╭─ Given entries

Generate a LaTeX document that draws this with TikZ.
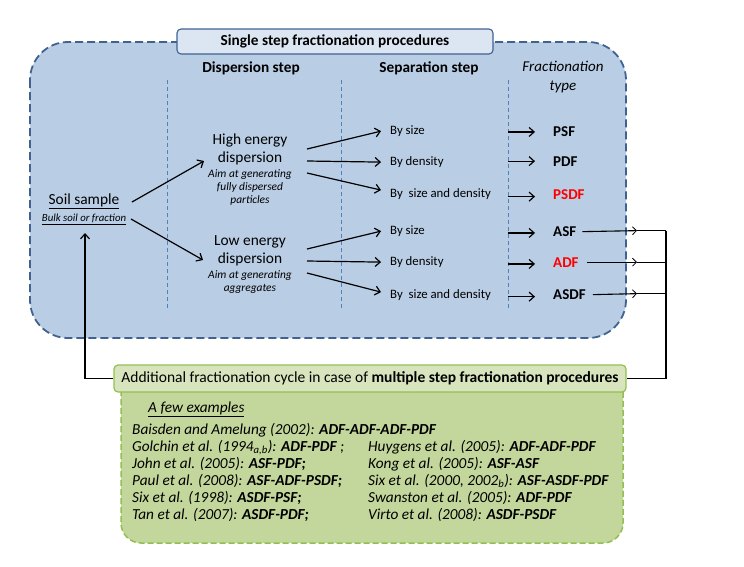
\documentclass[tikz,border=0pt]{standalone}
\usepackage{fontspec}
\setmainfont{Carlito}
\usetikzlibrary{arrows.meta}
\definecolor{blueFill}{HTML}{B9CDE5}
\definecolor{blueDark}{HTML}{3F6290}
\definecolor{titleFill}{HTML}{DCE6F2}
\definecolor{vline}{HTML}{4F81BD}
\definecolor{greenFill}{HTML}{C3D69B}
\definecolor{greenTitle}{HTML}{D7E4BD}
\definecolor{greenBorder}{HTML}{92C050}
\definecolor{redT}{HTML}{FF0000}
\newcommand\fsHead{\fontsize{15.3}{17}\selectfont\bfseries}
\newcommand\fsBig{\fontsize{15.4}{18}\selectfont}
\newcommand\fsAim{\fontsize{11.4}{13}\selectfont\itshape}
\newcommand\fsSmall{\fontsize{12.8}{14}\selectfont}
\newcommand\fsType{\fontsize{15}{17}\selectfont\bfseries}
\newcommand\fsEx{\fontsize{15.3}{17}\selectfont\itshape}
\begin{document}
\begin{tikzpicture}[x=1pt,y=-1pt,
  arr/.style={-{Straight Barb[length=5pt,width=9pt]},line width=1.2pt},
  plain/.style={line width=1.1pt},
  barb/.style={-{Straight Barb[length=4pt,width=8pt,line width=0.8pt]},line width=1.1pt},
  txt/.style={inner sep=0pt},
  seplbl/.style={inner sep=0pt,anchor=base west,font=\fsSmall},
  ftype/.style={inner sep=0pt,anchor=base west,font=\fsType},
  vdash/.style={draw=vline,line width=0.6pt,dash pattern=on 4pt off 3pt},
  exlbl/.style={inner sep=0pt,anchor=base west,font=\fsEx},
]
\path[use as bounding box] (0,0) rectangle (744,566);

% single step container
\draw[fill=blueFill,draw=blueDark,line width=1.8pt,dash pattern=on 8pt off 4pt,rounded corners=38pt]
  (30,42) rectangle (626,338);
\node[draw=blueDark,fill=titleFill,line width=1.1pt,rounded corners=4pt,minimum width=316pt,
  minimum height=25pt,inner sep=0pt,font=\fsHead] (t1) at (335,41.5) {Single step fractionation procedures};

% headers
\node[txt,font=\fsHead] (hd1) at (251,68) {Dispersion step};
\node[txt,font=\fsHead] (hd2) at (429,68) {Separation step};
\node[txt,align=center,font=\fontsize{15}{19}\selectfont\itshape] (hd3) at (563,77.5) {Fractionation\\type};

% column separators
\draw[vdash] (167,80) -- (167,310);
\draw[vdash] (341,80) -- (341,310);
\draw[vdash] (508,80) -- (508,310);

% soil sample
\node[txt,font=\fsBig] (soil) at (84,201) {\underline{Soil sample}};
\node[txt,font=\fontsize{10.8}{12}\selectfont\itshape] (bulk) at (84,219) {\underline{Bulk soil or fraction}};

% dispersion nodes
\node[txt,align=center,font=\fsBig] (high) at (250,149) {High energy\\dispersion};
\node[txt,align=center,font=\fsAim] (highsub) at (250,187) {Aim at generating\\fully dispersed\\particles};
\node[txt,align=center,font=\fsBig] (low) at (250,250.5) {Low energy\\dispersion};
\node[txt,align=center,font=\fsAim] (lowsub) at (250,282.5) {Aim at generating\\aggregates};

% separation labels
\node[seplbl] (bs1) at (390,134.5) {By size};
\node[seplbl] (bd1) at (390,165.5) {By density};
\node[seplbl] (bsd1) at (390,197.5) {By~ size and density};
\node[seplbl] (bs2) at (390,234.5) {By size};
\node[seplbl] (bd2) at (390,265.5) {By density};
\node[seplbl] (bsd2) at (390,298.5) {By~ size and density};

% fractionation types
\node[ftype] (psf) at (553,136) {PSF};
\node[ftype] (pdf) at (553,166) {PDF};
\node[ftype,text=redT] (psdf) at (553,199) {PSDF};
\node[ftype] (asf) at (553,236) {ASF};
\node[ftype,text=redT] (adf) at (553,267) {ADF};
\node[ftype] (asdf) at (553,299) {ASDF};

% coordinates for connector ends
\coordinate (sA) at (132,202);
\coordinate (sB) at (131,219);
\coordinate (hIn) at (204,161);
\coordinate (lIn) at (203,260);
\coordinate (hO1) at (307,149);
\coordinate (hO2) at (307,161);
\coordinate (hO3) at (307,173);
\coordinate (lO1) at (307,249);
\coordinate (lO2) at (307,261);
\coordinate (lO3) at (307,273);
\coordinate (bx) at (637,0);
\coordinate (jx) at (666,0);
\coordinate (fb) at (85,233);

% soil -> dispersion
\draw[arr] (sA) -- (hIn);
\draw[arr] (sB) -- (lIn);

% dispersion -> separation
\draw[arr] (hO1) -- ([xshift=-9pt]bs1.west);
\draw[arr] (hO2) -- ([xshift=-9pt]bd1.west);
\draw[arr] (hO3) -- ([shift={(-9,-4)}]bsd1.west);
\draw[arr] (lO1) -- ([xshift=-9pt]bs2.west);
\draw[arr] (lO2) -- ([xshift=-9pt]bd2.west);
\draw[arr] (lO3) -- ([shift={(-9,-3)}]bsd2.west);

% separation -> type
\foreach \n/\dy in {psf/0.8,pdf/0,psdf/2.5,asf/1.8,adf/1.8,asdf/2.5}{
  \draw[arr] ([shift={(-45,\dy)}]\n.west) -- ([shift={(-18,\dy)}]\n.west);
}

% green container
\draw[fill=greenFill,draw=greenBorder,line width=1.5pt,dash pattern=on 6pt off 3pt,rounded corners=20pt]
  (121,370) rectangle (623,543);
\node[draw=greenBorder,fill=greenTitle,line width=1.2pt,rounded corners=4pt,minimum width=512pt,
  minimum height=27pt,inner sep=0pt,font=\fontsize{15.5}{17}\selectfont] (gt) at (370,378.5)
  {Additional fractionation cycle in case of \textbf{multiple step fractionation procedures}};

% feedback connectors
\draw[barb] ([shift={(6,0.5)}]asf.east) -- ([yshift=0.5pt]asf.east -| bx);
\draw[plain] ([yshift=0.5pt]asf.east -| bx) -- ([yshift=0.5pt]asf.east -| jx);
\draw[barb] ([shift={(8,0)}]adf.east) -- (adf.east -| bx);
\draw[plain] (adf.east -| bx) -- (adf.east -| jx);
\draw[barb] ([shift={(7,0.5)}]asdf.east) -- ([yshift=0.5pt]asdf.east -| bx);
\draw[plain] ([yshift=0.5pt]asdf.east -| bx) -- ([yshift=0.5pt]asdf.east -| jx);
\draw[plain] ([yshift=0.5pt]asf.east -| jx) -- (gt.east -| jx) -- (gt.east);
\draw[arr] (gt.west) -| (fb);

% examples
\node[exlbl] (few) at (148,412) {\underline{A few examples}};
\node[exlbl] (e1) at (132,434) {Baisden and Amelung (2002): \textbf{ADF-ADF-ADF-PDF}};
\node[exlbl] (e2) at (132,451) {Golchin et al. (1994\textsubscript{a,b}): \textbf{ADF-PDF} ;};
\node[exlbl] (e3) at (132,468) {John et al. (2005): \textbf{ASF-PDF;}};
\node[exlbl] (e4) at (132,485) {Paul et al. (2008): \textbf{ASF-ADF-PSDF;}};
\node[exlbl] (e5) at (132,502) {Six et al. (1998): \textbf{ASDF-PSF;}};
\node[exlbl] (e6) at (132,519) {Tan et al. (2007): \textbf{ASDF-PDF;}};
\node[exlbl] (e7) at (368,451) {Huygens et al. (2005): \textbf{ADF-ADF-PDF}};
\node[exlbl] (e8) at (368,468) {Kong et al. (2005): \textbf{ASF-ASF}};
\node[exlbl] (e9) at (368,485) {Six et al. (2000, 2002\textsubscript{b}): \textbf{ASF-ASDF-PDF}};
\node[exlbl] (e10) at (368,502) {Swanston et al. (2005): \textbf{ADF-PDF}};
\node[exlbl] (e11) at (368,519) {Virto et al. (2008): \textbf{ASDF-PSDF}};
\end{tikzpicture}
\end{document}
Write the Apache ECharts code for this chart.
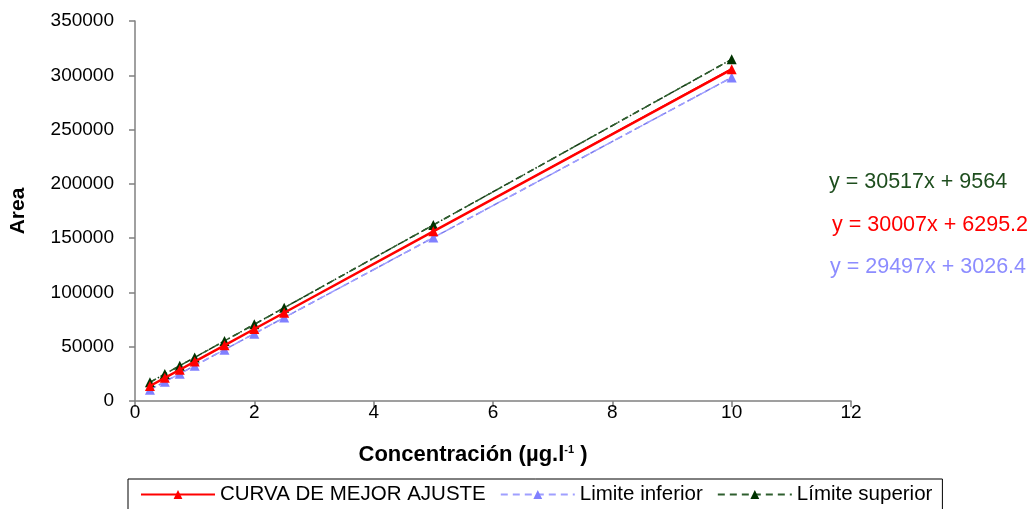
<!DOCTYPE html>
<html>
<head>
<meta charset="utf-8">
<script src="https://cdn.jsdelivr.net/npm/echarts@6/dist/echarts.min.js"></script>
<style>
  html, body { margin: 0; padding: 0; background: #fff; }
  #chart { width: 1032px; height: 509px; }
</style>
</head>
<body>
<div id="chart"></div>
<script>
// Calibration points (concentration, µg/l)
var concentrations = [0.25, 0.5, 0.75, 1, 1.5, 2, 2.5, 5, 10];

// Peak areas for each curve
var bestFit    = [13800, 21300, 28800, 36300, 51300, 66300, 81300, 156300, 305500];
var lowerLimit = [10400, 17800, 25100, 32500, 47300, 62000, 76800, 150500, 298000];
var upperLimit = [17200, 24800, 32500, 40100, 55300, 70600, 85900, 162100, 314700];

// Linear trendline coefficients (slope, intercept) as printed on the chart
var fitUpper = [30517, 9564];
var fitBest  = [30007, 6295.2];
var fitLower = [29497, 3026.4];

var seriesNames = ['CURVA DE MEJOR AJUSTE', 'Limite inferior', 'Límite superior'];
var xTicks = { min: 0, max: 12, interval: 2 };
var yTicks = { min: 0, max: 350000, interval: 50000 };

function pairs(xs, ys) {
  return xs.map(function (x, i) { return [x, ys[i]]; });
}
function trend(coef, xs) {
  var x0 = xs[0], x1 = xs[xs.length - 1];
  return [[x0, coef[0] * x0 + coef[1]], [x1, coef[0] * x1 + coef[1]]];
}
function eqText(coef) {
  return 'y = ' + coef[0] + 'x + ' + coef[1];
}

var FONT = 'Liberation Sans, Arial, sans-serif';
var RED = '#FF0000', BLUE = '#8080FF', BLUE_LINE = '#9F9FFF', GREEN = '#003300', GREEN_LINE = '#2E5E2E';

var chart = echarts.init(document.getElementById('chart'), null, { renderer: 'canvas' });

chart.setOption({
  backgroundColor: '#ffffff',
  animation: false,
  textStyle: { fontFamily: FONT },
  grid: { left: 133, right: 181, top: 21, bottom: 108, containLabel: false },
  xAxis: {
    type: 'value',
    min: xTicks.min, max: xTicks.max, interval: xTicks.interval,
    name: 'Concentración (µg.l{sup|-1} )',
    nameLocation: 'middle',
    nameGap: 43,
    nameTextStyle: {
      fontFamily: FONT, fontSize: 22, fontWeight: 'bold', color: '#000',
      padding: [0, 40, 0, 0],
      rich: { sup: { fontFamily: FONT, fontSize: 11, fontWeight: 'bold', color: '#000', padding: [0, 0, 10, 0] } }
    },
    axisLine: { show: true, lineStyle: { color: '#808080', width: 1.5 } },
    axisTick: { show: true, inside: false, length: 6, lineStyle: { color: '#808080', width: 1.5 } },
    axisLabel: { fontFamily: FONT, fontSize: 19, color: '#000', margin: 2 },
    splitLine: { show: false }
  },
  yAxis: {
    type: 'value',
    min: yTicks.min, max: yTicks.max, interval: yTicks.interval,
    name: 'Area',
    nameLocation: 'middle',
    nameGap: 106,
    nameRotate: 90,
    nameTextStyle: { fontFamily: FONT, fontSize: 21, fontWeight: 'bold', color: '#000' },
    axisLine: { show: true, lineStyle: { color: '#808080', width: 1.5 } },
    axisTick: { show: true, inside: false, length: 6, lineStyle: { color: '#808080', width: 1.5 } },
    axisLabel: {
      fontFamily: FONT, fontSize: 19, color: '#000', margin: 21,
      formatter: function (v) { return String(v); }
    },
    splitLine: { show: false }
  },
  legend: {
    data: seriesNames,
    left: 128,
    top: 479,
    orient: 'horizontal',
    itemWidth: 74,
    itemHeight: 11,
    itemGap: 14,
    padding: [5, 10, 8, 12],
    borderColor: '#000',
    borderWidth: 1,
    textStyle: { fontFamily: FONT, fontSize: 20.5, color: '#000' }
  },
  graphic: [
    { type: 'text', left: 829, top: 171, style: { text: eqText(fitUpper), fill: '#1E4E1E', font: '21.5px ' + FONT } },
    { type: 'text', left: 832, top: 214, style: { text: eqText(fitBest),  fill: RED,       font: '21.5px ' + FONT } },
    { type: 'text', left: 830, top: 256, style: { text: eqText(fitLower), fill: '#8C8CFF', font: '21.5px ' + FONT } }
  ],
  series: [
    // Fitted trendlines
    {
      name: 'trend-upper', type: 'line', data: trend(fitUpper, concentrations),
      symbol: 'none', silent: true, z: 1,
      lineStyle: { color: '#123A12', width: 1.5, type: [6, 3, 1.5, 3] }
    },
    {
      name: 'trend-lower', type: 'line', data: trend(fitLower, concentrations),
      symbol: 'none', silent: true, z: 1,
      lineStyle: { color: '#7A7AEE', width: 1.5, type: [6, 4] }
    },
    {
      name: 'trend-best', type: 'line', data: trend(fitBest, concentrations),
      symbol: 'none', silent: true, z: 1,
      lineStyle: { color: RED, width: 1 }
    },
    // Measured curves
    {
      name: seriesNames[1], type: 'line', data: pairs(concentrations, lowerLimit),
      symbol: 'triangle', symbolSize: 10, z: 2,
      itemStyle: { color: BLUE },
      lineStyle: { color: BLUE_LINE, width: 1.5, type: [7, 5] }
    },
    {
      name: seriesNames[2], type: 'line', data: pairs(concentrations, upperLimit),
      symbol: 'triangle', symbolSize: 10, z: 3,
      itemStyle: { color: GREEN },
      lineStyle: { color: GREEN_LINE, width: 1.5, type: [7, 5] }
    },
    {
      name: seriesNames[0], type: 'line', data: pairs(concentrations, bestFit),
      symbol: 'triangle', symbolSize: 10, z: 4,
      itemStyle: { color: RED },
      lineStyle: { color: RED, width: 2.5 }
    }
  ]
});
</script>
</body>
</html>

╰─

Check each line above for the word "this" and say how many have it, with nothing else.

2